Should we allow our children to discover the truth on their own, or should we lead them to truth before they find out from less reliable sources? Dr. Jacqueline Woolley, a professor of psychology at the University of Texas at Austin, believes that the Santa myth discourages healthy skepticism in children:
The adults they count on to provide reliable information about the world introduce them to Santa. Then his existence is affirmed by friends, books, TV and movies. It is also validated by hard evidence: the half-eaten cookies and empty milk glasses by the tree on Christmas morning. In other words, children do a great job of scientifically evaluating Santa. And adults do a great job of duping them
The evidence, though, supports the idea that children are not scarred by the misinformation. In fact, in one study Dr. John Condry of Cornell University interviewed more than 500 children and found that not a single child was angry at his or her parents for telling them Santa Claus was real. According to Dr. Condry, "The most common response to finding out the truth was that they felt older and more mature. They now knew something that the younger kids didn't."
So what do we do? I think it has to be a matter of personal preference and, in our case, a manner that continues to sustain the environment of trust and honesty we've fostered in our house. When Bailey asked where babies came from, we didn't balk. There was never any talk of storks in our house. So, wouldn't our choice to be complicit with this societal myth contradict the ideals we claim to espouse.
Not really…because, you see, I believe in Santa Claus. Oh, maybe not the jolly old elf in the red suit made famous by Thomas Nast. Perhaps he doesn't live at the North Pole, or come down the chimney with a bag of gifts, but he is very real. Bailey is completely right when he says, "we asked Santa for a Wii and a DS for my sister this year, and that's like over 400 dollars and there is NO WAY my Mom and Dad have 400 dollars to buy us that stuff. So Santa must be real." The kid has a Playstation2, Playstation3, and a Nintendo DS. There is no way I would buy him a Wii. But Santa would.

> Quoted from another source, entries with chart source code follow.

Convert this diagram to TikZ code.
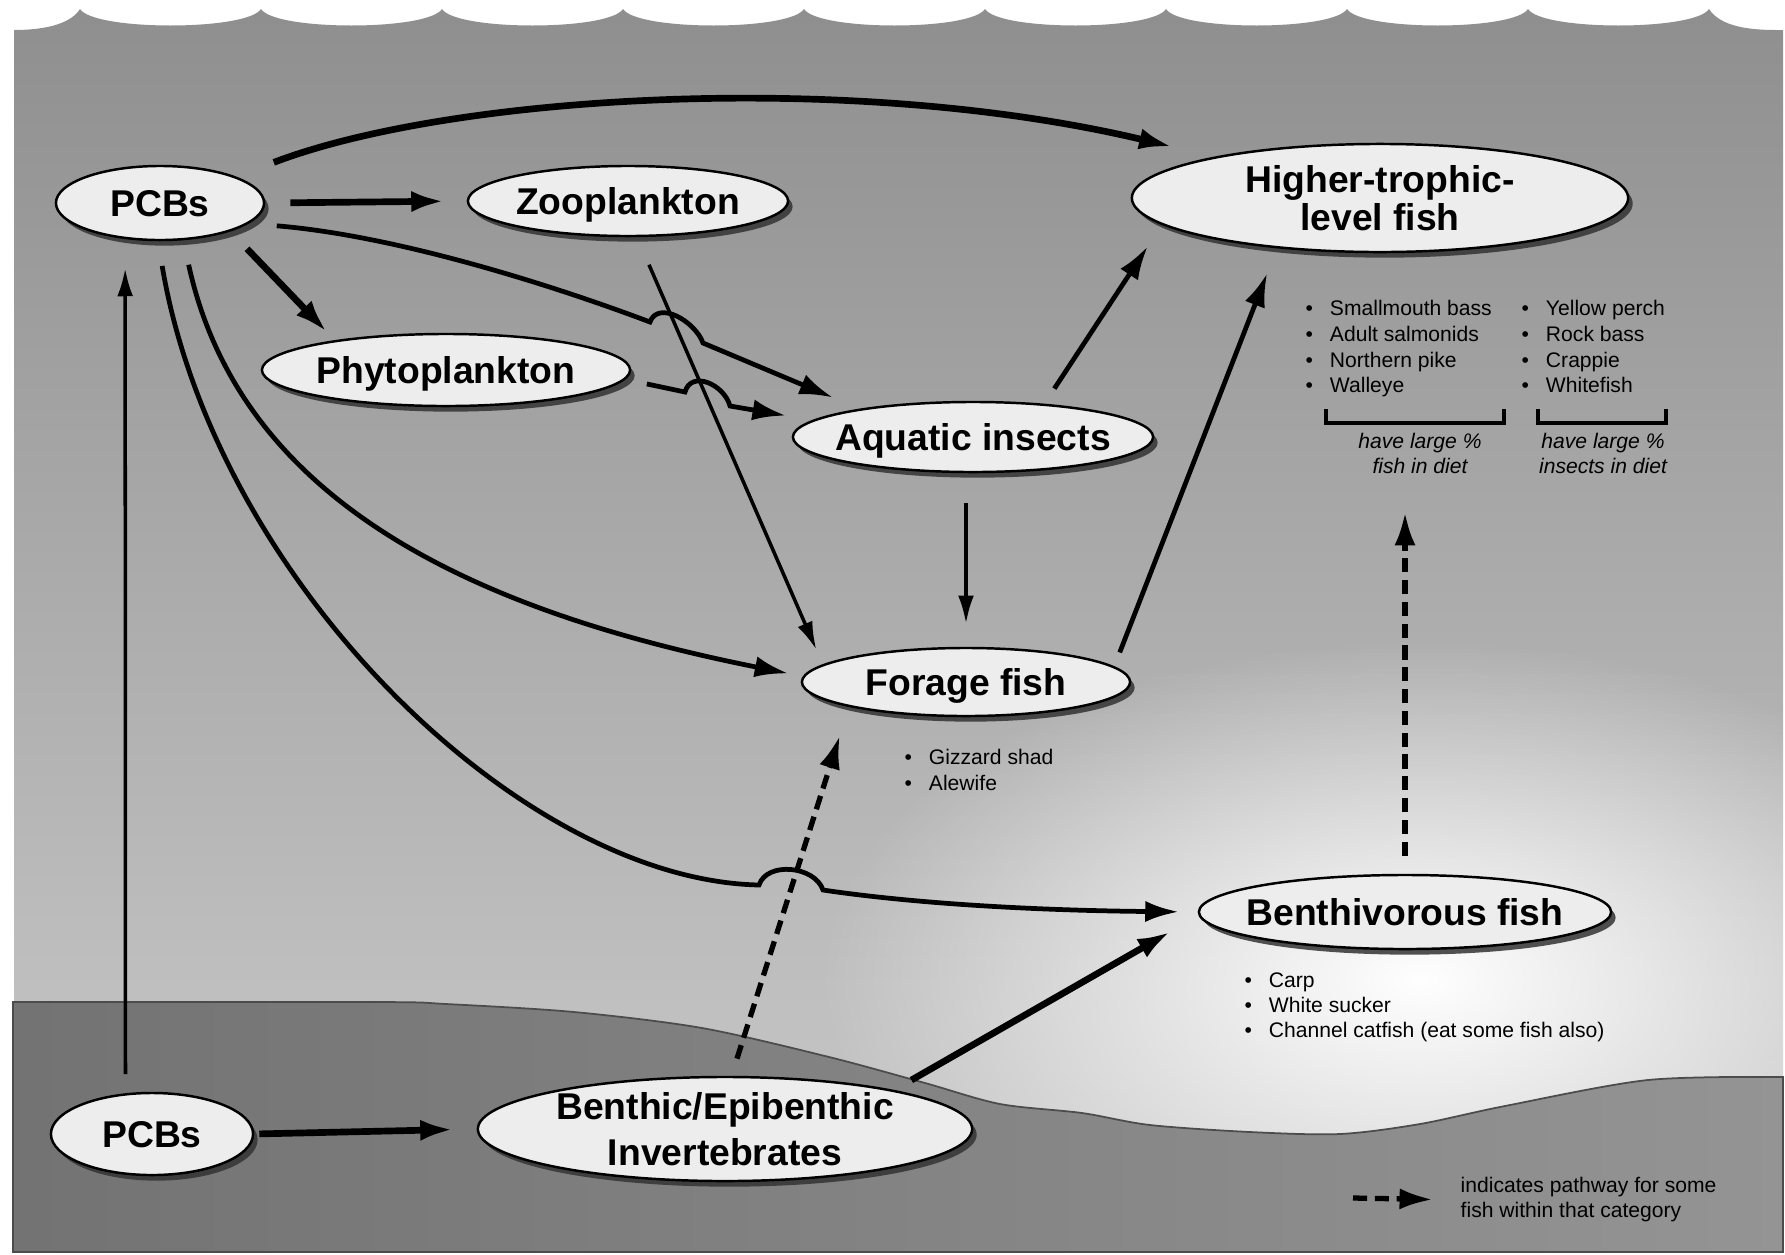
\documentclass[tikz,border=0pt]{standalone}
\usepackage{fontspec}
\setmainfont{Liberation Sans}
\usetikzlibrary{shapes.geometric,arrows.meta,shadows,fadings}
\tikzfading[name=glow, inner color=transparent!0, outer color=transparent!100]
\newcommand{\itemdot}{\textbullet\hspace{0.8em}}
\begin{document}
\begin{tikzpicture}[x=0.01cm, y=-0.01cm, >={Latex[length=9.5pt,width=6pt]}]
\tikzstyle{blob}=[ellipse, draw=black, line width=0.7pt, fill=black!7, inner sep=0pt, drop shadow={shadow xshift=1.3pt, shadow yshift=-1.6pt, fill=black!80, opacity=0.85}]
\tikzstyle{ttl}=[font=\bfseries\fontsize{10.6}{11}\selectfont, align=center, text depth=0pt, inner sep=0pt]
\tikzstyle{itm}=[anchor=base west, inner sep=0pt, font=\fontsize{6}{7}\selectfont]
\tikzstyle{note}=[align=center, inner sep=0pt, font=\itshape\fontsize{6}{7.1}\selectfont]
\tikzstyle{arrbig}=[->, line width=1.9pt]
\tikzstyle{arrmid}=[->, line width=1.35pt]
\tikzstyle{arrlite}=[->, line width=1pt, >={Latex[length=8pt,width=4.5pt]}]
\tikzstyle{arrdash}=[->, line width=1.5pt, dash pattern=on 4pt off 2.2pt]
\useasboundingbox (0,0) rectangle (1785,1254);
\fill[white] (0,0) rectangle (1785,1254);
% water with the waves on top
\shade[top color=black!44, bottom color=black!20] (14,1252) -- (14,30) .. controls (50,30) and (72,22) .. (80,9)
  \foreach \k in {1,...,9} { .. controls +(14,22) and +(-14,22) .. ({80+181*\k},9) }
  .. controls +(14,22) and (1765,30) .. (1783,30) -- (1783,1252) -- cycle;
\fill[white, path fading=glow] (1420,980) ellipse (600 and 340);
% sediment
\shade[left color=black!55, right color=black!42, draw=black!70, line width=0.5pt] plot[smooth] coordinates {(13,1002) (376,1002) (446,1004) (574,1012) (702,1028) (829,1057) (925,1083) (1000,1104) (1082,1113) (1150,1125) (1250,1132) (1340,1134) (1420,1124) (1505,1106) (1648,1080) (1783,1077)} -- (1783,1252) -- (13,1252) -- cycle;

\node[blob, minimum width=2.08cm, minimum height=0.74cm, label={[ttl]center:PCBs}] (pcbA) at (160,203) {};
\node[blob, minimum width=3.2cm, minimum height=0.70cm, label={[ttl]center:Zooplankton}] (zoo) at (628,201) {};
\node[blob, minimum width=3.68cm, minimum height=0.72cm, label={[ttl]center:Phytoplankton}] (phy) at (446,370) {};
\node[blob, minimum width=3.6cm, minimum height=0.70cm, label={[ttl]center:Aquatic insects}] (aqu) at (973,437) {};
\node[blob, minimum width=4.96cm, minimum height=1.08cm, label={[ttl]center:{Higher-trophic-\\level fish}}] (hi) at (1380,198) {};
\node[blob, minimum width=3.28cm, minimum height=0.68cm, label={[ttl]center:Forage fish}] (frg) at (966,682) {};
\node[blob, minimum width=4.12cm, minimum height=0.74cm, label={[ttl]center:Benthivorous fish}] (ben) at (1405,912) {};
\node[blob, minimum width=2.02cm, minimum height=0.82cm, label={[ttl]center:PCBs}] (pcbB) at (152,1134) {};
\node[blob, minimum width=4.94cm, minimum height=1.04cm, label={[ttl, font=\bfseries\fontsize{10.6}{13}\selectfont]center:{Benthic/Epibenthic\\Invertebrates}}] (inv) at (725,1129) {};

% fish lists
\foreach \t [count=\i] in {Smallmouth bass, Adult salmonids, Northern pike, Walleye}
\node[itm] (hl\i) at (1305,{290+25.7*\i}) {\itemdot\t};
\foreach \t [count=\i] in {Yellow perch, Rock bass, Crappie, Whitefish}
\node[itm] (hr\i) at (1521,{290+25.7*\i}) {\itemdot\t};
\foreach \t [count=\i] in {Gizzard shad, Alewife}
\node[itm] (fl\i) at (904,{738+26*\i}) {\itemdot\t};
\foreach \t [count=\i] in {Carp, White sucker, Channel catfish (eat some fish also)}
\node[itm] (bl\i) at (1244,{962+25*\i}) {\itemdot\t};
\draw[line width=0.9pt] (1326,409) |- (1504,423) -- (1504,409);
\draw[line width=0.9pt] (1538,409) |- (1666,423) -- (1666,409);
\node[note] (fd) at (1420,453) {have large \%\\fish in diet};
\node[note] (id) at (1603,453) {have large \%\\insects in diet};
\node[anchor=west, align=left, inner sep=0pt, font=\fontsize{6}{7.1}\selectfont] (leg) at (1460,1200) {indicates pathway for some\\fish within that category};

% line jumps
\coordinate (j1) at (650,322);
\coordinate (j2) at (703,343);
\coordinate (j3) at (685,392);
\coordinate (j4) at (730,406);
\coordinate (j5) at (759,885);
\coordinate (j6) at (823,890);
\coordinate (dtip) at (1405,512);
\coordinate (lgA) at (1353,1198);

\draw[arrbig, shorten <=0.25cm, shorten >=0.22cm] (pcbA.east) -- (zoo.west);
\draw[arrbig, shorten <=0.24cm, shorten >=0.11cm] (pcbA.-22) -- (phy.165);
\draw[arrbig, shorten <=0.4cm, shorten >=0.43cm] (pcbA.19) .. controls (450,95) and (850,70) .. (hi.166);
\draw[arrmid, shorten <=0.28cm, shorten >=0.29cm] (pcbA.-13) .. controls (400,236) and (560,288) .. (j1) .. controls +(8,-22) and +(-8,-22) .. (j2) -- (aqu.166);
\draw[arrmid, shorten <=0.22cm, shorten >=0.27cm] (phy.-3) -- (j3) .. controls +(6,-22) and +(-6,-22) .. (j4) -- (aqu.174);
\draw[arrlite, shorten <=0.3cm, shorten >=0.16cm] (zoo.-76) -- (frg.173);
\draw[arrlite, shorten <=0.3cm, shorten >=0.23cm] (frg.north |- aqu.south) -- (frg.north);
\draw[arrmid, shorten <=0.18cm, shorten >=0.26cm] (aqu.25) -- (hi.187);
\draw[arrmid, shorten <=0.15cm, shorten >=0.27cm] (frg.6) -- (hi.206);
\draw[arrmid, shorten <=0.25cm, shorten >=0.15cm] (pcbA.-58) .. controls (240,500) and (470,610) .. (frg.178);
\draw[arrmid, shorten <=0.25cm, shorten >=0.19cm] (pcbA.-93) .. controls (215,580) and (520,880) .. (j5) .. controls +(8,-24) and +(-8,-24) .. (j6) .. controls (890,900) and (1000,910) .. (ben.180);
\draw[arrlite, shorten <=0.19cm, shorten >=0.29cm] (pcbB.123) -- (pcbA.-134);
\draw[arrbig, shorten <=0.05cm, shorten >=0.23cm] (pcbB.east) -- (inv.west);
\draw[arrbig, shorten <=0.2cm, shorten >=0.32cm] (inv.13) -- (ben.181);
\draw[arrdash, shorten <=0.18cm, shorten >=0.3cm] (inv.83) -- (frg.192);
\draw[arrdash, shorten <=0.18cm] (ben.north) -- (dtip);
\draw[arrdash, shorten >=0.27cm] (lgA) -- (leg.west);
\end{tikzpicture}
\end{document}
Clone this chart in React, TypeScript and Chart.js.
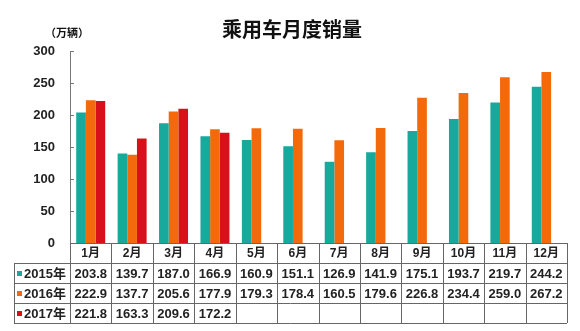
import React, { useEffect, useRef } from "react";
import { Chart, registerables } from "chart.js";

Chart.register(...registerables);

const categories = ["1月", "2月", "3月", "4月", "5月", "6月", "7月", "8月", "9月", "10月", "11月", "12月"];
const seriesNames = ["2015年", "2016年", "2017年"];
const sales2015 = [203.8, 139.7, 187.0, 166.9, 160.9, 151.1, 126.9, 141.9, 175.1, 193.7, 219.7, 244.2];
const sales2016 = [222.9, 137.7, 205.6, 177.9, 179.3, 178.4, 160.5, 179.6, 226.8, 234.4, 259.0, 267.2];
const sales2017: (number | null)[] = [221.8, 163.3, 209.6, 172.2, null, null, null, null, null, null, null, null];
const yTicks = [0, 50, 100, 150, 200, 250, 300];

const colors = ["#16a99c", "#f26a0c", "#d8101c"];
const FONT = "'Liberation Sans', Arial, 'Noto Sans CJK SC', sans-serif";
const CJK = "'Noto Sans CJK SC', sans-serif";

const tablePlugin = {
  id: "tablePlugin",
  afterDraw(chart: any) {
    const ctx = chart.ctx as CanvasRenderingContext2D;
    const area = chart.chartArea;
    const x = chart.scales.x;
    const y = chart.scales.y;
    const n = categories.length;
    const step = (area.right - area.left) / n;
    const rowH = 20;
    const top = area.bottom;
    const tableLeft = 14;
    const bottom = top + rowH * 4;

    ctx.save();
    // title
    ctx.fillStyle = "#111";
    ctx.font = `bold 20px ${CJK}`;
    ctx.textAlign = "center";
    ctx.textBaseline = "middle";
    ctx.fillText("乘用车月度销量", 292, 29);
    // unit
    ctx.font = `bold 11px ${CJK}`;
    ctx.fillText("（万辆）", 67, 33);

    // y ticks inward
    ctx.strokeStyle = "#777";
    ctx.lineWidth = 1;
    for (const t of yTicks) {
      const py = Math.round(y.getPixelForValue(t)) + 0.5;
      ctx.beginPath();
      ctx.moveTo(area.left, py);
      ctx.lineTo(area.left + 4, py);
      ctx.stroke();
    }

    // table lines
    ctx.strokeStyle = "#666";
    ctx.lineWidth = 1;
    const hl = (x1: number, x2: number, yy: number) => {
      ctx.beginPath();
      ctx.moveTo(x1, Math.round(yy) + 0.5);
      ctx.lineTo(x2, Math.round(yy) + 0.5);
      ctx.stroke();
    };
    const vl = (xx: number, y1: number, y2: number) => {
      ctx.beginPath();
      ctx.moveTo(Math.round(xx) + 0.5, y1);
      ctx.lineTo(Math.round(xx) + 0.5, y2);
      ctx.stroke();
    };
    hl(area.left, area.right, top);
    for (let r = 1; r <= 4; r++) hl(tableLeft, area.right, top + rowH * r);
    vl(tableLeft, top + rowH, bottom);
    for (let i = 0; i <= n; i++) vl(area.left + step * i, top, bottom);

    // header
    ctx.fillStyle = "#222";
    ctx.textAlign = "center";
    ctx.textBaseline = "middle";
    ctx.font = `bold 12px ${FONT}`;
    categories.forEach((c, i) => {
      const cx = x.getPixelForValue(i);
      ctx.fillText(c, cx, top + rowH / 2 + 1);
    });

    const data = [sales2015, sales2016, sales2017];
    data.forEach((arr, r) => {
      const cy = top + rowH * (r + 1) + rowH / 2 + 1;
      // legend marker
      ctx.fillStyle = colors[r];
      ctx.fillRect(17, cy - 3, 5, 5);
      ctx.fillStyle = "#222";
      ctx.textAlign = "left";
      ctx.font = `bold 13px ${FONT}`;
      ctx.fillText(seriesNames[r], 24, cy);
      ctx.textAlign = "center";
      arr.forEach((v, i) => {
        if (v === null || v === undefined) return;
        ctx.fillText(v.toFixed(1), x.getPixelForValue(i), cy);
      });
    });
    ctx.restore();
  },
};

export default function App() {
  const ref = useRef<HTMLCanvasElement>(null);
  useEffect(() => {
    document.body.style.margin = "0";
    const chart = new Chart(ref.current!, {
      type: "bar",
      data: {
        labels: categories,
        datasets: [
          { label: seriesNames[0], data: sales2015, backgroundColor: colors[0] },
          { label: seriesNames[1], data: sales2016, backgroundColor: colors[1] },
          { label: seriesNames[2], data: sales2017, backgroundColor: colors[2] },
        ],
      },
      options: {
        animation: false,
        responsive: false,
        events: [],
        layout: { padding: { left: 0, right: 13, top: 51, bottom: 88 } },
        datasets: { bar: { categoryPercentage: 0.7, barPercentage: 1.0 } },
        plugins: { legend: { display: false }, title: { display: false }, tooltip: { enabled: false } },
        scales: {
          x: { display: false, offset: true, grid: { display: false } },
          y: {
            min: 0,
            max: 300,
            ticks: {
              stepSize: 50,
              padding: 15,
              color: "#222",
              font: { family: FONT, size: 13, weight: "bold" },
            },
            grid: { display: false, drawTicks: false },
            border: { display: true, color: "#777", width: 1 },
            afterFit: (s: any) => {
              s.width = 70;
            },
          },
        },
      },
      plugins: [tablePlugin],
    } as any);
    return () => chart.destroy();
  }, []);
  return <canvas ref={ref} width={580} height={331} style={{ display: "block" }} />;
}
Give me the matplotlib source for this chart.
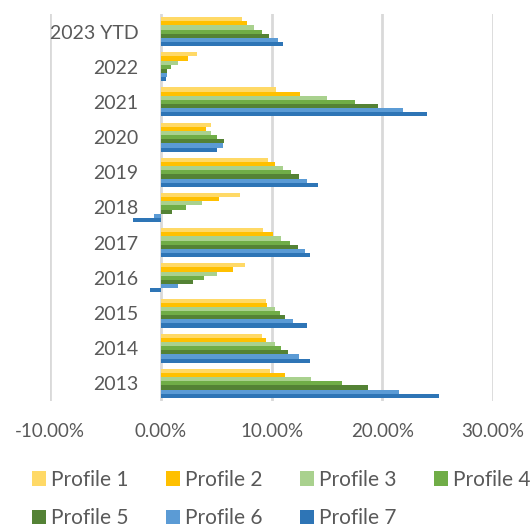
import matplotlib
matplotlib.use('Agg')
import matplotlib.pyplot as plt
import numpy as np
from matplotlib.ticker import PercentFormatter

plt.rcParams['font.family'] = ['Lato', 'DejaVu Sans']
plt.rcParams['axes.unicode_minus'] = False

# categories, bottom to top
years = ['2013', '2014', '2015', '2016', '2017', '2018', '2019', '2020', '2021', '2022', '2023 YTD']
profiles = ['Profile 1', 'Profile 2', 'Profile 3', 'Profile 4', 'Profile 5', 'Profile 6', 'Profile 7']

# returns per profile (fraction), same order as years
p1 = [0.099, 0.091, 0.095, 0.076, 0.0925, 0.072, 0.097, 0.045, 0.104, 0.033, 0.073]
p2 = [0.112, 0.095, 0.096, 0.065, 0.101, 0.053, 0.103, 0.041, 0.1255, 0.025, 0.078]
p3 = [0.136, 0.103, 0.103, 0.051, 0.109, 0.037, 0.110, 0.045, 0.150, 0.016, 0.084]
p4 = [0.164, 0.109, 0.108, 0.039, 0.117, 0.023, 0.118, 0.051, 0.175, 0.009, 0.091]
p5 = [0.187, 0.115, 0.112, 0.029, 0.124, 0.0105, 0.125, 0.057, 0.196, 0.006, 0.098]
p6 = [0.215, 0.125, 0.119, 0.016, 0.130, -0.006, 0.132, 0.056, 0.219, 0.0055, 0.106]
p7 = [0.251, 0.135, 0.132, -0.010, 0.135, -0.025, 0.142, 0.051, 0.240, 0.005, 0.1105]

series = [p1, p2, p3, p4, p5, p6, p7]
colors = ['#FFD966', '#FFC000', '#A9D18E', '#70AD47', '#548235', '#5B9BD5', '#2E75B6']

fig = plt.figure(figsize=(5.31, 5.26), dpi=100)
ax = fig.add_axes([50/531, 1 - 401/526, 443/531, 387/526])

y = np.arange(len(years))
h = 0.118
bars = []
for i, (vals, c) in enumerate(zip(series, colors)):
    b = ax.barh(y + (3 - i) * h, vals, height=h, color=c, label=profiles[i], zorder=3)
    bars.append(b)

ax.set_xlim(-0.1, 0.3)
ax.set_ylim(-0.5, len(years) - 0.5)
ax.set_xticks([-0.1, 0.0, 0.1, 0.2, 0.3])
ax.xaxis.set_major_formatter(PercentFormatter(1.0, decimals=2))
ax.set_yticks(y)
ax.set_yticklabels(years)

ax.grid(axis='x', color='#D9D9D9', linewidth=2, zorder=0)
for s in ax.spines.values():
    s.set_visible(False)
# category labels sit next to the zero line
ax.spines['left'].set_position(('data', 0))
ax.tick_params(axis='y', length=0, pad=16, labelsize=14, labelcolor='#595959')
ax.tick_params(axis='x', length=0, pad=16, labelsize=13.5, labelcolor='#595959')

order = [0, 4, 1, 5, 2, 6, 3]
handles = [bars[k] for k in order]
labels = [profiles[k] for k in order]
fig.legend(handles, labels, ncol=4, loc='upper left', bbox_to_anchor=(13/531, 1 - 451/526),
           frameon=False, fontsize=15, labelcolor='#595959',
           handlelength=0.67, handleheight=0.67, handletextpad=0.25,
           columnspacing=1.8, labelspacing=0.88)

fig.savefig('out.png', dpi=100)
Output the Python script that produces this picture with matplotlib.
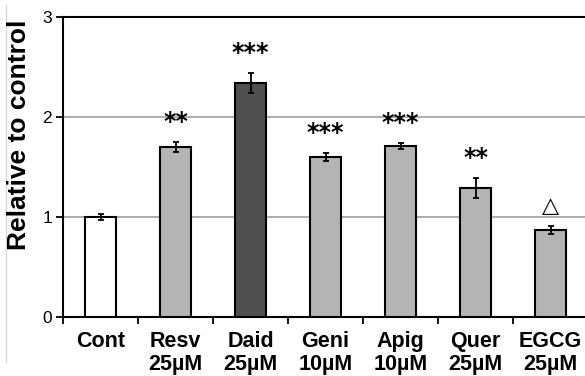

Perhaps the best explanation of my belief in Santa comes from Francis Pharcellus Church in 1897. 8-year-old Virginia O'Hanlon wrote The Sun and asked, "Please tell me the truth; is there a Santa Claus?" Church responded in an unsigned editorial:
Yes, VIRGINIA, there is a Santa Claus. He exists as certainly as love and generosity and devotion exist, and you know that they abound and give to your life its highest beauty and joy. Alas! how dreary would be the world if there were no Santa Claus. It would be as dreary as if there were no VIRGINIAS. There would be no childlike faith then, no poetry, no romance to make tolerable this existence. We should have no enjoyment, except in sense and sight. The eternal light with which childhood fills the world would be extinguished.
The whole editorial is wonderfully written, and I make sure to read it every Christmas. Soon, I think, we'll be reading it to Bailey. It is important to realize in life that just because something can't be seen or heard or felt, doesn't mean it's not there. In fact, some of the most real things in the world are those for which no empirical evidence exists.
Yes, Bailey, there is a Santa Claus. He lives, and he lives forever. A thousand years from now, Bailey, nay, ten times ten thousand years from now, he will continue to make glad the heart of childhood.
4 comments:
You're so cute.
Excellent!
And yes, the world would be a dreary place without Santas and Virginias.
Signed,
Virginia Christine.....
So well written.
Thank goodness there is a Santa Claus!
wow! When you decide to come back you do it with a vengeance!!! Way to make a re-entrance!